Yesterday, sparks flew throughout the American fourth estate in response to a special interview conducted several days prior with the White House’s Deputy National Security Advisor Ben Rhodes.
During the interview, Rhodes commented that starting in spring of last year, a bevy of experts began chiming in on the Iranian nuclear agreement via think tanks and social media, and that these statements were widely cited by prominent media organizations as their news sources. What the media did not know, Rhodes continued, was that those experts had all been carefully prepped by him and his team. “They call us to explain to them what’s happening in Moscow and Cairo. Most of the outlets are reporting on world events from Washington … they literally know nothing,” said Rhodes, his contempt for the press plain.
Rhodes’ entirely unblunted comments reveal two truths: first, that the media’s mad scramble for the next “big story” proceeds according to a script meticulously prepared by the White House, with Rhodes himself serving as the playwright; and second, that the media’s accurate and timely reports on Moscow and Cairo were not posted from Red or Liberty Square, but Washington D.C.
It is difficult to say whether the U.S. press is truly as foolish as Rhodes describes. But whether having been unknowingly led around by the nose by the White House or merely now having their complaisance toward the White House exposed to the public, the U.S. media machine will find the interview a bitter pill to swallow. An article in Foreign Policy magazine pulled no punches in calling Rhodes “a real asshole,” and an opinion piece in the Washington Post called the Rhodes profile “just gross.” The moment of carelessness by a loose-lipped Rhodes has upended the cheerful little boat of White House-media relations and poured its passengers, one and all, unceremoniously into the drink.
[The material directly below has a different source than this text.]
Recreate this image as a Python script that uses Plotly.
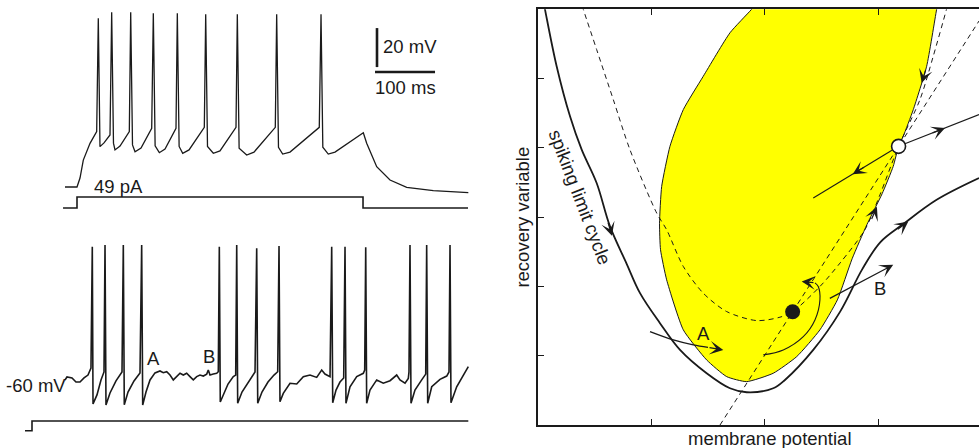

Still, few expect that this one mishap will be seen as sufficient cause to scuttle the ship. The interdependence between the White House and the press is more than enough to overcome any number of lovers’ quarrels. However, the episode does raise another question: how much truth is there to the much-touted “independence” of the U.S., and more broadly, Western media? Or from another perspective, is the government in its manipulation of public opinion, whether covert or overt, pulling the strings of the Western media as well?
Just as seen with Rhodes’ unbridled smugness, officials are well aware of the allure that the “material” in their possession holds, and that their monopoly over important information is enough to keep the media watchdogs close at heel. Reports on any event by the press are always shaped by a preset agenda. In exchange for the opportunity to contact or interview high-level government officials, many journalists and news organizations will consciously watch what they say and stay reserved in criticisms of the president or other top government figures. Rhodes, who is only 38 years old, went from being a no-name novelist and master’s student to Obama’s ace assistant on foreign policy and the most unorthodox policy adviser ever to serve the White House, often described as having a “mind meld” with the president. The daring demonstrated within his freewheeling bloviation of last week was certainly underwritten by his confidence in the above facts.
Despite this, the key issue clearly lies elsewhere. In Western countries, the general attitude of political and interest groups toward the media is one of “anything goes so long as we aren’t the ones being harassed.” In order to protect and increase their holdings, capitalists must necessarily seek to leverage the control over public opinion afforded them by their resources toward preserving the capitalist system upon which their continued existence depends. Because the Western media is essentially owned by a few large conglomerates, even the White House must stand and take note when big capital waves its baton, while the media must rein itself in and fall to order. This is the living logic that the Western media must respect, and the sway that capital commands makes media deference to the White House pale in comparison. A month ago, when the Democracy Spring movement that some called “Occupy Wall Street 2.0” directly addressed the issue of money in politics, mainstream U.S. news outlets were united in their apathy, and their synchronized muteness on the issue was a deafening statement in itself.
Rhodes’ original intent was likely only to serve as the child speaking truth in “the emperor’s new clothes,” but he has incidentally stripped the mask of independence off of the Western media. And as the U.S. press lambastes Rhodes, one cannot help but wonder whether their reaction is one born of indignation, or of embarrassment.
The author works in the Beijing media.